Given exercise
Return each line of the listing below, unchanged, and omit the images.

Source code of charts

+-------+

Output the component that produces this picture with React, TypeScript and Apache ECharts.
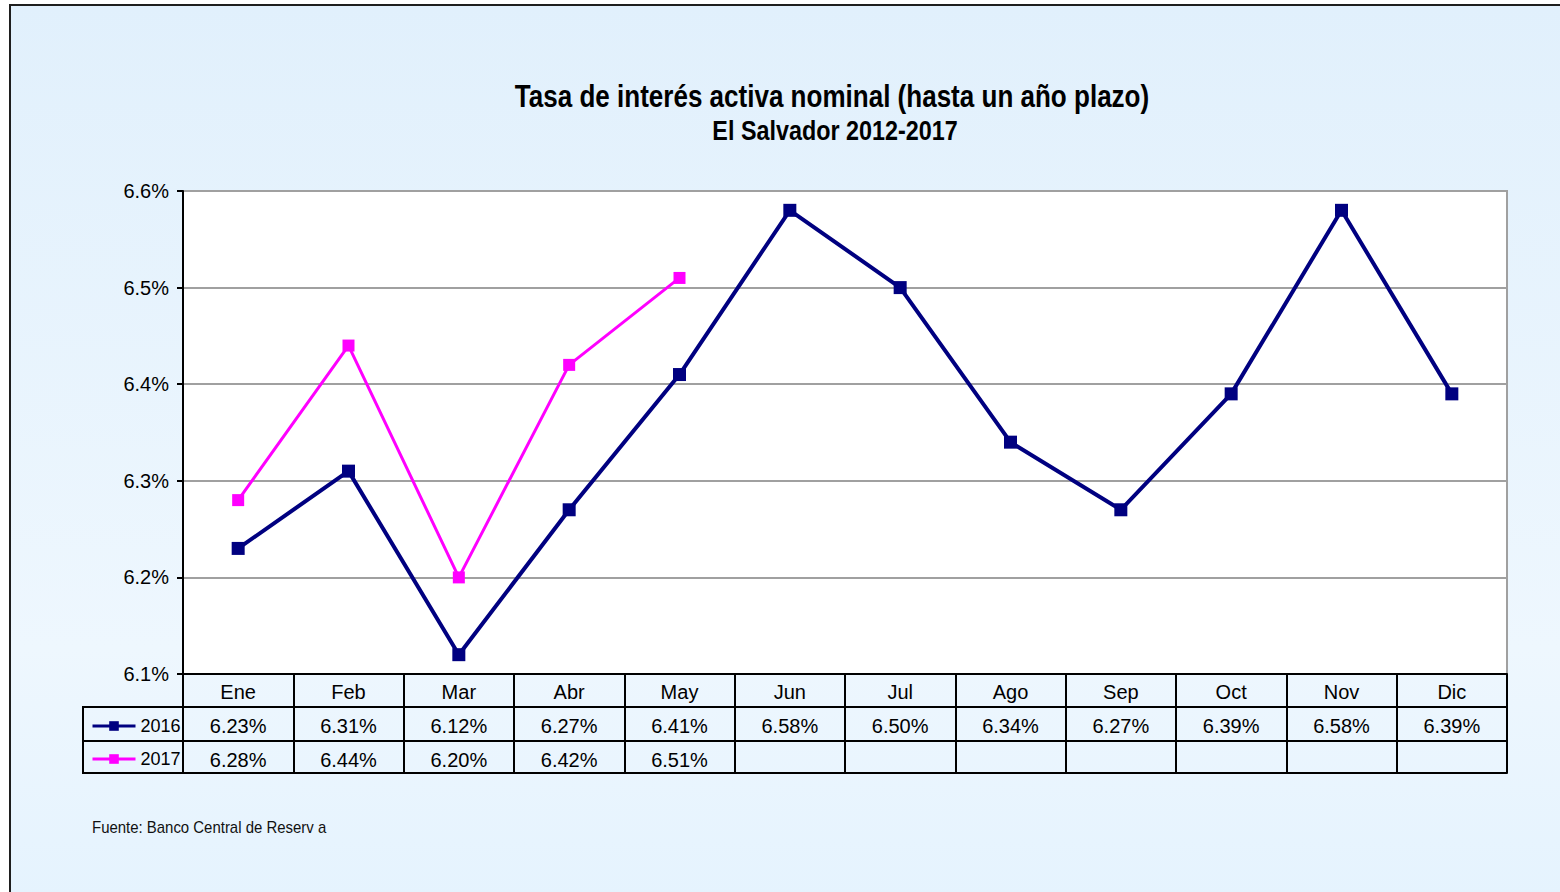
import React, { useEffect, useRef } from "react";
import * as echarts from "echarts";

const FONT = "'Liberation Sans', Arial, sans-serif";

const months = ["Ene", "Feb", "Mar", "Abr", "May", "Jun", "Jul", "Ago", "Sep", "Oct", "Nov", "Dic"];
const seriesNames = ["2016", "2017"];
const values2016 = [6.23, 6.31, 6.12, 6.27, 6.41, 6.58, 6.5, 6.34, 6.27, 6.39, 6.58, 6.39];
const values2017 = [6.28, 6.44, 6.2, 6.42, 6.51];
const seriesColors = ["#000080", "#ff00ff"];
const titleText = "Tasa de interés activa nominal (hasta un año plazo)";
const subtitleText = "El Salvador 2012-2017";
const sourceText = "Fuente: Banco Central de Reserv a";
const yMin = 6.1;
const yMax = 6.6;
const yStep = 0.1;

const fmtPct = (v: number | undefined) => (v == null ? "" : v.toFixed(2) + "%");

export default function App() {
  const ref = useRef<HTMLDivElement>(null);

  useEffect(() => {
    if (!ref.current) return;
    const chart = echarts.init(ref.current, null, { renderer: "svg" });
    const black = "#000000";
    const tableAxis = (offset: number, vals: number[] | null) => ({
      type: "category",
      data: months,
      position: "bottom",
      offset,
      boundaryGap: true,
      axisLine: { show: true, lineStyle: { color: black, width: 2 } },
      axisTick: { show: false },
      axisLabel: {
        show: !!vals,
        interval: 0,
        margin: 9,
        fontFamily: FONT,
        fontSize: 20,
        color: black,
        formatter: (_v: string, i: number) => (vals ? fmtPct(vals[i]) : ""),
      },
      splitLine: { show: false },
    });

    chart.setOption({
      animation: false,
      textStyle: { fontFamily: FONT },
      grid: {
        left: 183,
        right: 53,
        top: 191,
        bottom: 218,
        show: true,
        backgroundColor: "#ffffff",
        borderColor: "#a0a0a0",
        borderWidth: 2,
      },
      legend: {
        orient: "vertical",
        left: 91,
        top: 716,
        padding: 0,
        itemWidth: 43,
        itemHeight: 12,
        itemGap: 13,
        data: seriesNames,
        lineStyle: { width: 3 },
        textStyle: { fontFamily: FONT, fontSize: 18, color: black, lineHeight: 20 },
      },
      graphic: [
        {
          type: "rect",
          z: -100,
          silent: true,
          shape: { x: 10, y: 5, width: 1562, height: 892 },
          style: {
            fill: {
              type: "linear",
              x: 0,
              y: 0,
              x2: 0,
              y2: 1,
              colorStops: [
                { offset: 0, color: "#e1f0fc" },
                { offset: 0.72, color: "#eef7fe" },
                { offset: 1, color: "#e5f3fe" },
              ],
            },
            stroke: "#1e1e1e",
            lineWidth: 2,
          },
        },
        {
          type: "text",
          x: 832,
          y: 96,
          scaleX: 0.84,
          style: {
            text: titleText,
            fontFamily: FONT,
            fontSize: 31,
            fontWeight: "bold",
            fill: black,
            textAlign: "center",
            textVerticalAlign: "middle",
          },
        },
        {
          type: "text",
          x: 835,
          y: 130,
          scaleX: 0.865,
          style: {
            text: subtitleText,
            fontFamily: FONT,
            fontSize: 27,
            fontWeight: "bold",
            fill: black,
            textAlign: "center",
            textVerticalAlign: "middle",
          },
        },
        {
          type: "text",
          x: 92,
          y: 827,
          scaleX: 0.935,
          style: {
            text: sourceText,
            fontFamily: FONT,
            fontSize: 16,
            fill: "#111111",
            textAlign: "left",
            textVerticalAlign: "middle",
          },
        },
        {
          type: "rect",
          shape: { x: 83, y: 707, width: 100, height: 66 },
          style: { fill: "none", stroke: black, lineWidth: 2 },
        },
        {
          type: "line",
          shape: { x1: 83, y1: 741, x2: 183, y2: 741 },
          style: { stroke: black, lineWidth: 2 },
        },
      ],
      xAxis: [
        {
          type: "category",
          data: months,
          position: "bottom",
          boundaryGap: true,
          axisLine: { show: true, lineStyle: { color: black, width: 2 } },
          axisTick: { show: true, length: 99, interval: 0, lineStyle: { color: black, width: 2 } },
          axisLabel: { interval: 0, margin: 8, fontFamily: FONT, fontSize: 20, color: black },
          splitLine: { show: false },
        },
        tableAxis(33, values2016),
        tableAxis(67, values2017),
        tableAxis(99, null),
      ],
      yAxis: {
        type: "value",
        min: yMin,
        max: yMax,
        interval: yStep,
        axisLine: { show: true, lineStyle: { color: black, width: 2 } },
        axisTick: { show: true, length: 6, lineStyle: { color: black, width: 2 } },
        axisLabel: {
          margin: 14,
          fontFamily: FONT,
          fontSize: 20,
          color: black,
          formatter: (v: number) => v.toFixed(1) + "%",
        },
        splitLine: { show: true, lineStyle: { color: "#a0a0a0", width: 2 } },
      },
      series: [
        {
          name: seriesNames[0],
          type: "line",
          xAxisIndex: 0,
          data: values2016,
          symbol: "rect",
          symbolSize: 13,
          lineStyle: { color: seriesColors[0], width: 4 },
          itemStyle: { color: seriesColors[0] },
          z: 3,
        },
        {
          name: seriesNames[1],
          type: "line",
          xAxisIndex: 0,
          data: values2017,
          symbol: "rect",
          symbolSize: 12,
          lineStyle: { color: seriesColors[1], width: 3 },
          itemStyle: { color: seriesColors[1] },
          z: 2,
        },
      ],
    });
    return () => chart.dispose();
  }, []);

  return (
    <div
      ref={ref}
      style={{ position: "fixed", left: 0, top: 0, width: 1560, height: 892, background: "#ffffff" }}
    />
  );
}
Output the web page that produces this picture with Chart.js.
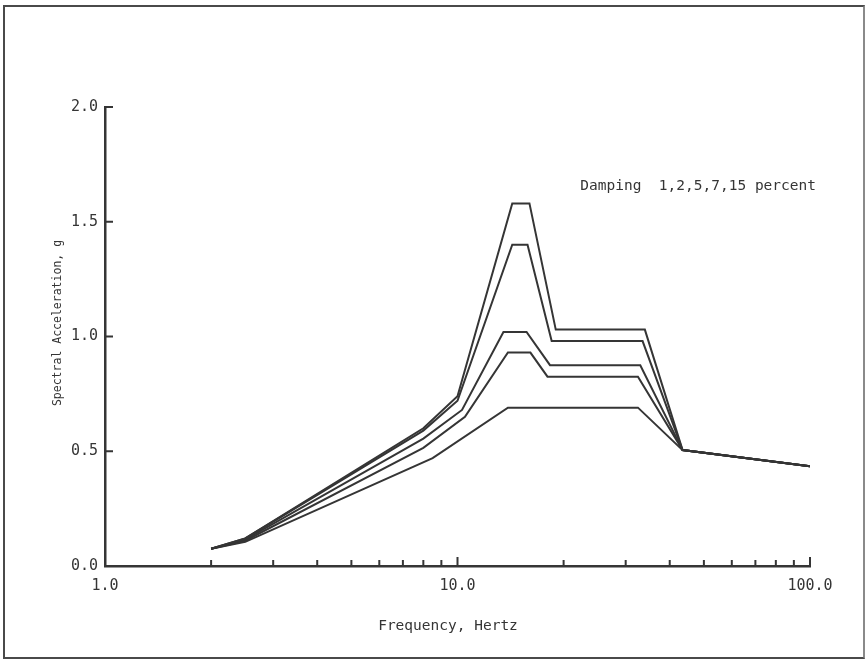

+-------+

Task solution
Output the component that produces this picture with React, TypeScript and Apache ECharts.
import React, { useEffect, useRef } from "react";
import * as echarts from "echarts";

const FONT = "'Liberation Sans', Arial, sans-serif";

const months = ["Ene", "Feb", "Mar", "Abr", "May", "Jun", "Jul", "Ago", "Sep", "Oct", "Nov", "Dic"];
const seriesNames = ["2016", "2017"];
const values2016 = [6.23, 6.31, 6.12, 6.27, 6.41, 6.58, 6.5, 6.34, 6.27, 6.39, 6.58, 6.39];
const values2017 = [6.28, 6.44, 6.2, 6.42, 6.51];
const seriesColors = ["#000080", "#ff00ff"];
const titleText = "Tasa de interés activa nominal (hasta un año plazo)";
const subtitleText = "El Salvador 2012-2017";
const sourceText = "Fuente: Banco Central de Reserv a";
const yMin = 6.1;
const yMax = 6.6;
const yStep = 0.1;

const fmtPct = (v: number | undefined) => (v == null ? "" : v.toFixed(2) + "%");

export default function App() {
  const ref = useRef<HTMLDivElement>(null);

  useEffect(() => {
    if (!ref.current) return;
    const chart = echarts.init(ref.current, null, { renderer: "svg" });
    const black = "#000000";
    const tableAxis = (offset: number, vals: number[] | null) => ({
      type: "category",
      data: months,
      position: "bottom",
      offset,
      boundaryGap: true,
      axisLine: { show: true, lineStyle: { color: black, width: 2 } },
      axisTick: { show: false },
      axisLabel: {
        show: !!vals,
        interval: 0,
        margin: 9,
        fontFamily: FONT,
        fontSize: 20,
        color: black,
        formatter: (_v: string, i: number) => (vals ? fmtPct(vals[i]) : ""),
      },
      splitLine: { show: false },
    });

    chart.setOption({
      animation: false,
      textStyle: { fontFamily: FONT },
      grid: {
        left: 183,
        right: 53,
        top: 191,
        bottom: 218,
        show: true,
        backgroundColor: "#ffffff",
        borderColor: "#a0a0a0",
        borderWidth: 2,
      },
      legend: {
        orient: "vertical",
        left: 91,
        top: 716,
        padding: 0,
        itemWidth: 43,
        itemHeight: 12,
        itemGap: 13,
        data: seriesNames,
        lineStyle: { width: 3 },
        textStyle: { fontFamily: FONT, fontSize: 18, color: black, lineHeight: 20 },
      },
      graphic: [
        {
          type: "rect",
          z: -100,
          silent: true,
          shape: { x: 10, y: 5, width: 1562, height: 892 },
          style: {
            fill: {
              type: "linear",
              x: 0,
              y: 0,
              x2: 0,
              y2: 1,
              colorStops: [
                { offset: 0, color: "#e1f0fc" },
                { offset: 0.72, color: "#eef7fe" },
                { offset: 1, color: "#e5f3fe" },
              ],
            },
            stroke: "#1e1e1e",
            lineWidth: 2,
          },
        },
        {
          type: "text",
          x: 832,
          y: 96,
          scaleX: 0.84,
          style: {
            text: titleText,
            fontFamily: FONT,
            fontSize: 31,
            fontWeight: "bold",
            fill: black,
            textAlign: "center",
            textVerticalAlign: "middle",
          },
        },
        {
          type: "text",
          x: 835,
          y: 130,
          scaleX: 0.865,
          style: {
            text: subtitleText,
            fontFamily: FONT,
            fontSize: 27,
            fontWeight: "bold",
            fill: black,
            textAlign: "center",
            textVerticalAlign: "middle",
          },
        },
        {
          type: "text",
          x: 92,
          y: 827,
          scaleX: 0.935,
          style: {
            text: sourceText,
            fontFamily: FONT,
            fontSize: 16,
            fill: "#111111",
            textAlign: "left",
            textVerticalAlign: "middle",
          },
        },
        {
          type: "rect",
          shape: { x: 83, y: 707, width: 100, height: 66 },
          style: { fill: "none", stroke: black, lineWidth: 2 },
        },
        {
          type: "line",
          shape: { x1: 83, y1: 741, x2: 183, y2: 741 },
          style: { stroke: black, lineWidth: 2 },
        },
      ],
      xAxis: [
        {
          type: "category",
          data: months,
          position: "bottom",
          boundaryGap: true,
          axisLine: { show: true, lineStyle: { color: black, width: 2 } },
          axisTick: { show: true, length: 99, interval: 0, lineStyle: { color: black, width: 2 } },
          axisLabel: { interval: 0, margin: 8, fontFamily: FONT, fontSize: 20, color: black },
          splitLine: { show: false },
        },
        tableAxis(33, values2016),
        tableAxis(67, values2017),
        tableAxis(99, null),
      ],
      yAxis: {
        type: "value",
        min: yMin,
        max: yMax,
        interval: yStep,
        axisLine: { show: true, lineStyle: { color: black, width: 2 } },
        axisTick: { show: true, length: 6, lineStyle: { color: black, width: 2 } },
        axisLabel: {
          margin: 14,
          fontFamily: FONT,
          fontSize: 20,
          color: black,
          formatter: (v: number) => v.toFixed(1) + "%",
        },
        splitLine: { show: true, lineStyle: { color: "#a0a0a0", width: 2 } },
      },
      series: [
        {
          name: seriesNames[0],
          type: "line",
          xAxisIndex: 0,
          data: values2016,
          symbol: "rect",
          symbolSize: 13,
          lineStyle: { color: seriesColors[0], width: 4 },
          itemStyle: { color: seriesColors[0] },
          z: 3,
        },
        {
          name: seriesNames[1],
          type: "line",
          xAxisIndex: 0,
          data: values2017,
          symbol: "rect",
          symbolSize: 12,
          lineStyle: { color: seriesColors[1], width: 3 },
          itemStyle: { color: seriesColors[1] },
          z: 2,
        },
      ],
    });
    return () => chart.dispose();
  }, []);

  return (
    <div
      ref={ref}
      style={{ position: "fixed", left: 0, top: 0, width: 1560, height: 892, background: "#ffffff" }}
    />
  );
}
Output the web page that produces this picture with Chart.js.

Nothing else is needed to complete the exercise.